Prosperity Weaving Mills Faces Significant Financial Adjustments Amid Market Fluctuations

Karachi: Prosperity Weaving Mills Limited (PWML), a prominent entity under the Nagina Group, has reported a series of notable financial variances for the fiscal year 2024-25. The corporate briefing session, held on November 19, 2025, highlighted both the hurdles and opportunities faced by the company, particularly in light of recent economic shifts.

According to the financial statements, PWML’s other operating expenses saw a big move, increasing by 27.78% to 29,560,040, primarily due to higher provisions for the Wage Price Index (WPI) and salary increments. This increase negatively impacted the company’s profitability. In contrast, other income experienced a significant drop of 31.12%, decreasing to 29,193,779, mainly due to a decline in dividend income and a modest increase in gains from the sale of financial assets.

The finance cost showed a very large move, falling by 37.33% to 256,188,156, attributed to a reduction in average interest rates. This decline was reflected in both external borrowings and internal loans. Additionally, accrued interest or mark-up decreased by 41.15%, totaling 43,364,251, driven by a lower average interest rate earned on advances.

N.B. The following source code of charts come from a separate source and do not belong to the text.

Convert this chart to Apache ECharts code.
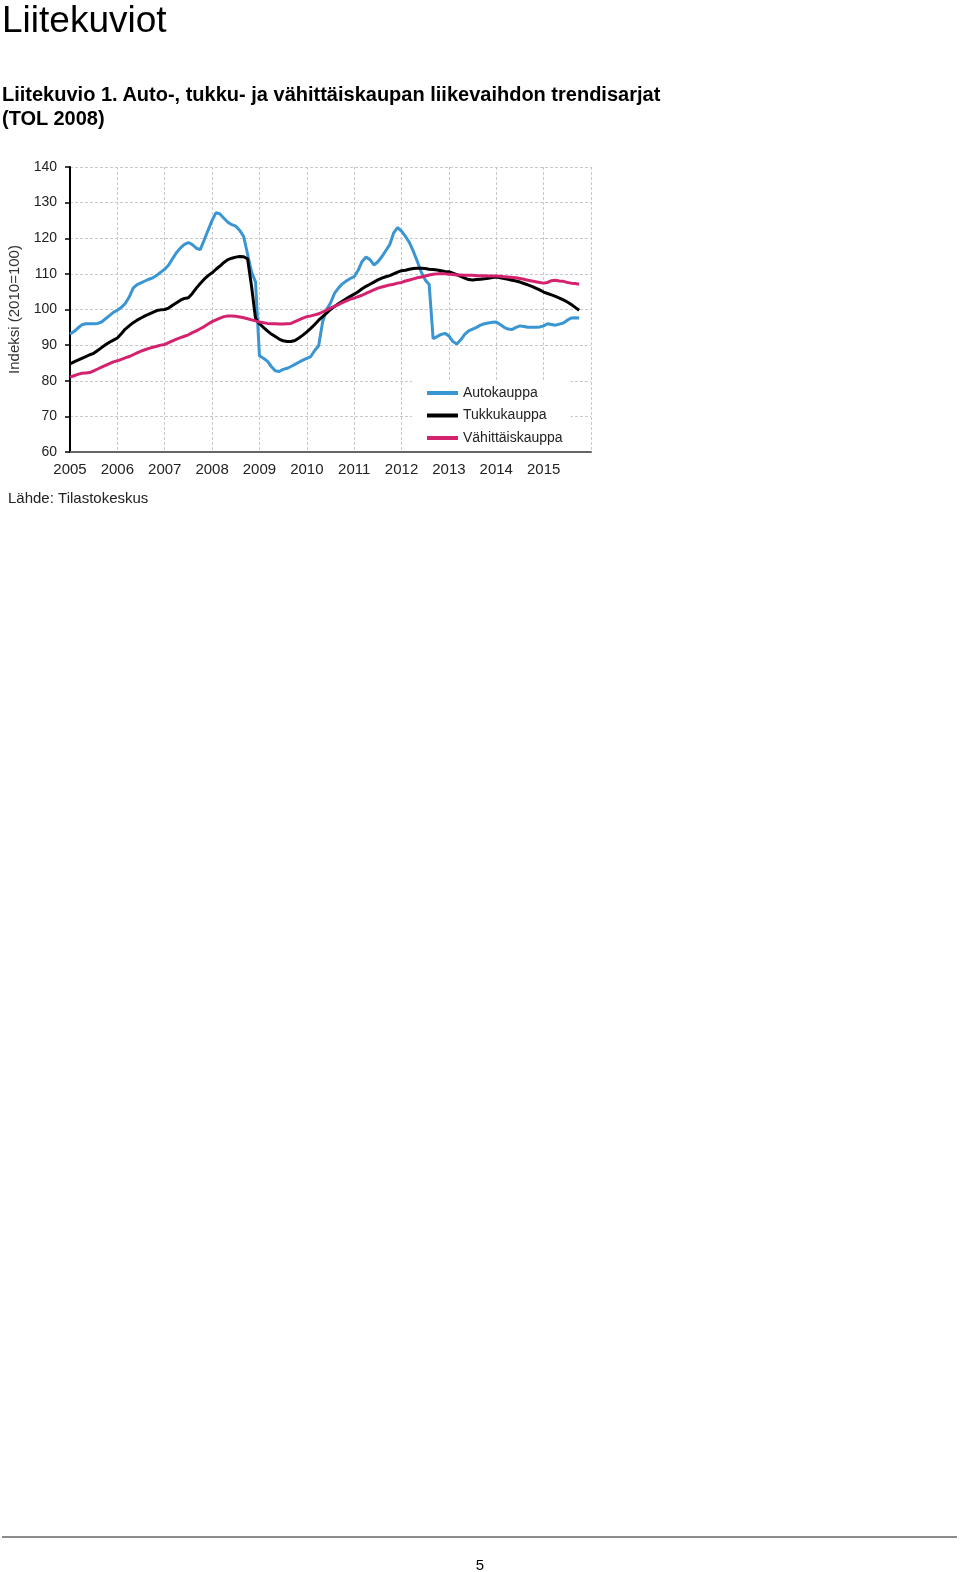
<!DOCTYPE html>
<html>
<head>
<meta charset="utf-8">
<script src="https://cdn.jsdelivr.net/npm/echarts@6/dist/echarts.min.js"></script>
<style>
  html, body { margin: 0; padding: 0; background: #fff; }
  body { width: 960px; height: 1572px; position: relative; overflow: hidden; font-family: "Liberation Sans", Arial, sans-serif; }
  #chart { position: absolute; left: 0; top: 0; width: 960px; height: 1572px; }
  .pg { position: absolute; color: #000; white-space: nowrap; }
  #h1 { left: 2px; top: 1px; font-size: 37px; line-height: 37px; }
  #h2 { left: 2px; top: 82px; font-size: 20px; line-height: 24px; font-weight: bold; }
  #rule { position: absolute; left: 2px; top: 1536px; width: 955px; height: 2px; background: #8c8c8c; }
  #pnum { left: 0; width: 960px; text-align: center; top: 1556px; font-size: 15px; line-height: 17px; }
</style>
</head>
<body>
<div id="chart"></div>
<div class="pg" id="h1">Liitekuviot</div>
<div class="pg" id="h2">Liitekuvio 1. Auto-, tukku- ja vähittäiskaupan liikevaihdon trendisarjat<br>(TOL 2008)</div>
<div id="rule"></div>
<div class="pg" id="pnum">5</div>
<script>
// ---- data ----
const startYear = 2005;
const yearTicks = [2005, 2006, 2007, 2008, 2009, 2010, 2011, 2012, 2013, 2014, 2015];
const seriesNames = ['Autokauppa', 'Tukkukauppa', 'Vähittäiskauppa'];

// monthly values, Jan 2005 – Oct 2015
const autokauppa = [
  93.1, 93.8, 94.8, 95.7, 96, 96, 96, 96.1, 96.5, 97.4, 98.3, 99.2,
  99.8, 100.6, 101.7, 103.5, 106, 107, 107.5, 108, 108.5, 108.9, 109.6, 110.5,
  111.3, 112.5, 114.3, 116, 117.3, 118.3, 118.8, 118.2, 117.2, 116.8, 119.5, 122.3,
  125, 127.2, 126.8, 125.6, 124.5, 123.8, 123.4, 122.2, 120.5, 115.5, 110.5, 107.8,
  87, 86.3, 85.5, 84, 82.8, 82.6, 83.2, 83.5, 84, 84.6, 85.2, 85.8,
  86.3, 86.8, 88.5, 89.8, 96.5, 100, 101.8, 104.5, 106, 107.2, 108, 108.7,
  109.2, 111, 113.5, 114.7, 114, 112.5, 113.4, 114.8, 116.5, 118.2, 121.5, 123,
  122, 120.5, 118.8, 116.3, 113.5, 110.5, 108.3, 107, 91.8, 92.4, 93, 93.3,
  92.6, 91, 90.3, 91.5, 93, 94, 94.5, 95, 95.6, 96, 96.2, 96.4,
  96.5, 95.8, 95, 94.5, 94.4, 95, 95.4, 95.2, 95, 95, 95, 95.1,
  95.4, 96, 95.8, 95.6, 95.9, 96.2, 97, 97.6, 97.7, 97.6
];
const tukkukauppa = [
  84.7, 85.3, 85.8, 86.3, 86.8, 87.3, 87.7, 88.5, 89.3, 90.1, 90.8, 91.4,
  92, 93.2, 94.5, 95.4, 96.3, 97, 97.6, 98.2, 98.7, 99.2, 99.7, 99.9,
  100, 100.4, 101.2, 101.9, 102.6, 103.1, 103.3, 104.5, 106, 107.3, 108.5, 109.5,
  110.3, 111.3, 112.2, 113.2, 114, 114.4, 114.7, 114.9, 114.8, 114.2, 106.5, 97.5,
  96, 95, 94, 93.1, 92.4, 91.7, 91.2, 91, 91, 91.3, 92, 92.8,
  93.7, 94.7, 95.8, 97, 98, 99, 100, 100.8, 101.6, 102.3, 103, 103.7,
  104.3, 105, 105.8, 106.5, 107.1, 107.7, 108.3, 108.8, 109.2, 109.5, 110, 110.5,
  110.9, 111, 111.3, 111.5, 111.6, 111.6, 111.5, 111.3, 111.2, 111.1, 110.9, 110.7,
  110.6, 110.2, 109.8, 109.3, 108.8, 108.4, 108.3, 108.4, 108.5, 108.6, 108.8, 109,
  109.1, 108.9, 108.7, 108.5, 108.2, 108, 107.7, 107.3, 106.9, 106.5, 106, 105.5,
  104.9, 104.5, 104.1, 103.7, 103.2, 102.7, 102.1, 101.4, 100.6, 99.8
];
const vahittaiskauppa = [
  81, 81.4, 81.8, 82.1, 82.2, 82.3, 82.8, 83.3, 83.8, 84.3, 84.8, 85.3,
  85.6, 86, 86.4, 86.8, 87.3, 87.8, 88.3, 88.7, 89.1, 89.4, 89.7, 90,
  90.2, 90.7, 91.2, 91.7, 92.1, 92.5, 92.9, 93.5, 94, 94.6, 95.2, 95.9,
  96.6, 97.1, 97.6, 98, 98.2, 98.2, 98.1, 97.9, 97.7, 97.4, 97.1, 96.8,
  96.5, 96.3, 96.1, 96, 96, 95.9, 95.9, 96, 96.1, 96.6, 97.1, 97.6,
  98, 98.2, 98.5, 98.8, 99.3, 99.8, 100.4, 100.9, 101.4, 101.9, 102.4, 102.9,
  103.2, 103.6, 104, 104.5, 105, 105.5, 106, 106.3, 106.6, 106.9, 107.1, 107.4,
  107.6, 108, 108.3, 108.6, 108.9, 109.1, 109.4, 109.7, 109.9, 110, 110.1, 110,
  109.9, 109.8, 109.7, 109.7, 109.6, 109.6, 109.6, 109.5, 109.5, 109.5, 109.4, 109.4,
  109.4, 109.3, 109.2, 109.1, 109, 108.9, 108.7, 108.5, 108.2, 108, 107.8, 107.6,
  107.4, 107.6, 108.1, 108.2, 108, 107.9, 107.6, 107.4, 107.3, 107.1
];
const yMin = 60, yMax = 140, yStep = 10;
const yAxisName = 'Indeksi (2010=100)';
const sourceText = 'Lähde: Tilastokeskus';

// ---- build ----
function toPoints(arr) {
  return arr.map((v, i) => [startYear + i / 12, v]);
}
const colors = ['#3a96d2', '#000000', '#d4226f'];
const FONT = '"Liberation Sans", Arial, sans-serif';
const chart = echarts.init(document.getElementById('chart'), null, { renderer: 'canvas' });
const lastYear = yearTicks[yearTicks.length - 1] + 1;
chart.setOption({
  animation: false,
  backgroundColor: 'transparent',
  textStyle: { fontFamily: FONT },
  grid: { left: 70, top: 167, width: 521, height: 285, containLabel: false, outerBoundsMode: 'none' },
  legend: {
    orient: 'vertical',
    left: 412, top: 381,
    backgroundColor: '#fff',
    padding: [4, 8, 4, 15],
    itemGap: 6.5,
    itemWidth: 31, itemHeight: 4,
    icon: 'rect',
    textStyle: { fontSize: 14, color: '#222', lineHeight: 16, fontFamily: FONT },
    data: seriesNames
  },
  xAxis: {
    type: 'value',
    min: yearTicks[0], max: lastYear, interval: 1,
    axisLine: { show: true, lineStyle: { color: '#666', width: 2 } },
    axisTick: { show: false },
    axisLabel: {
      margin: 10, fontSize: 15, color: '#222', fontFamily: FONT,
      formatter: v => yearTicks.indexOf(v) >= 0 ? String(v) : ''
    },
    splitLine: { show: true, lineStyle: { color: '#c9c9c9', type: [3, 2], width: 1 } }
  },
  yAxis: {
    type: 'value',
    min: yMin, max: yMax, interval: yStep,
    name: yAxisName,
    nameLocation: 'middle',
    nameGap: 46,
    nameTextStyle: { fontSize: 15, color: '#333', fontFamily: FONT },
    axisLine: { show: true, lineStyle: { color: '#000', width: 2 } },
    axisTick: { show: true, length: 5, lineStyle: { color: '#000', width: 1.5 } },
    axisLabel: { margin: 13, fontSize: 14, color: '#222', fontFamily: FONT },
    splitLine: { show: true, lineStyle: { color: '#c9c9c9', type: [3, 2], width: 1 } }
  },
  series: [
    { name: seriesNames[0], type: 'line', data: toPoints(autokauppa), showSymbol: false, symbol: 'none', lineStyle: { color: colors[0], width: 3 }, itemStyle: { color: colors[0] } },
    { name: seriesNames[1], type: 'line', data: toPoints(tukkukauppa), showSymbol: false, symbol: 'none', lineStyle: { color: colors[1], width: 3 }, itemStyle: { color: colors[1] } },
    { name: seriesNames[2], type: 'line', data: toPoints(vahittaiskauppa), showSymbol: false, symbol: 'none', lineStyle: { color: colors[2], width: 3 }, itemStyle: { color: colors[2] } }
  ],
  graphic: [
    { type: 'text', left: 8, top: 491, style: { text: sourceText, fontSize: 15, fill: '#222', fontFamily: FONT } }
  ]
});
</script>
</body>
</html>
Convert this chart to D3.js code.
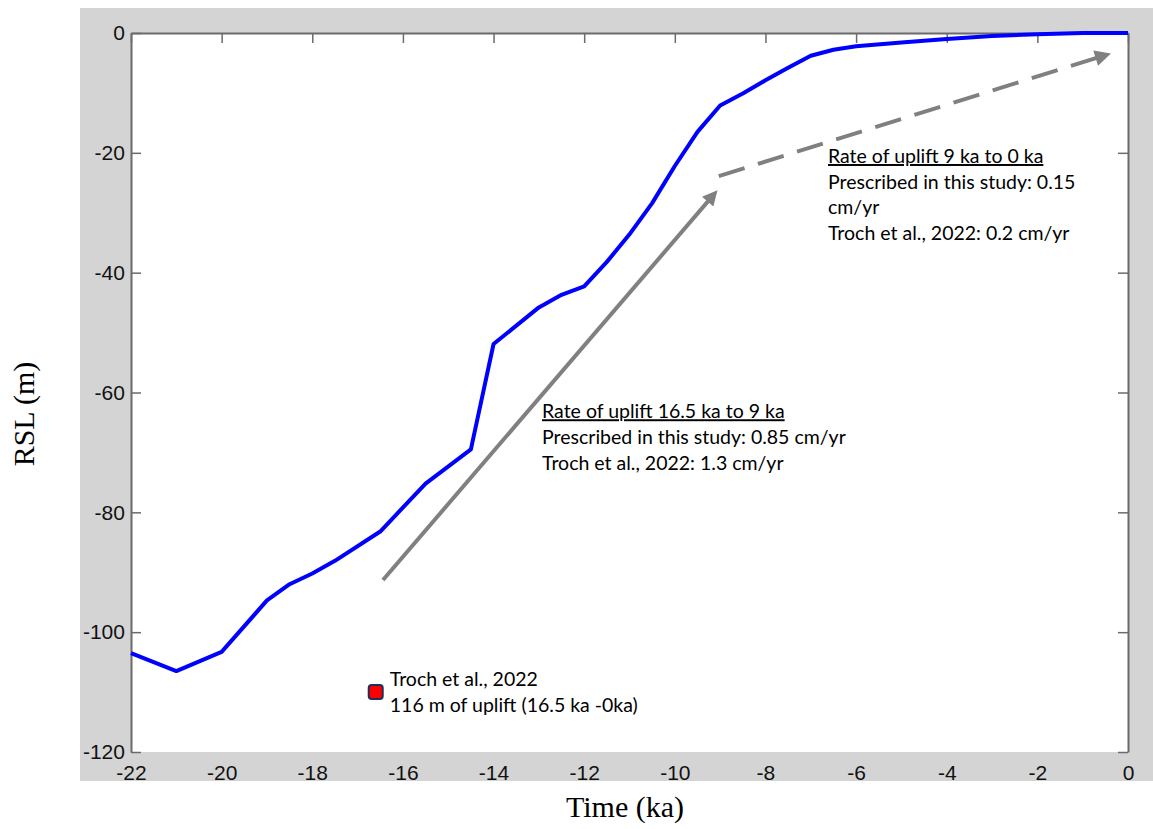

A remarkable increase was observed in stores, spare parts, and loose tools, which rose by 83.07% to 179,945,830, due to higher purchases of fuel oil and lubricant stocks. Advances also showed a substantial rise of 64.07%, reaching 46,432,447, indicating increased cash advances provided to employees.

Sales tax refundable saw a very large move, escalating by 417.90% to 255,318,075, largely due to significant receivable balances recorded earlier in the year. Meanwhile, other financial assets increased by 44.13% to 105,960,114, driven by market price gains on held financial assets.

According to information available from the Pakistan Stock Exchange (PSX), the company’s sales for the year ended June 30, 2025, were reported at 18.19 billion, witnessing a slight decrease from 18.75 billion in 2024. Gross profit stood at 1.19 billion, while profit before tax was recorded at 390.85 million. Profit after tax amounted to 91.12 million, reflecting the company’s ongoing efforts to navigate economic challenges.

PWML’s total assets for the quarter ended September 30, 2025, were reported at 7.44 billion, with equity totaling 2.52 billion. The balance sheet also highlighted a decrease in long-term liabilities to 1.80 billion and current liabilities at 3.13 billion.

Amid these financial shifts, the company continues to face challenges such as low fabric demand, policy issues, and energy costs. Despite these hurdles, the State Bank of Pakistan’s decision to reduce the policy rate to 11% has provided some relief, offering a stable exchange rate and improved cost forecasting for the company.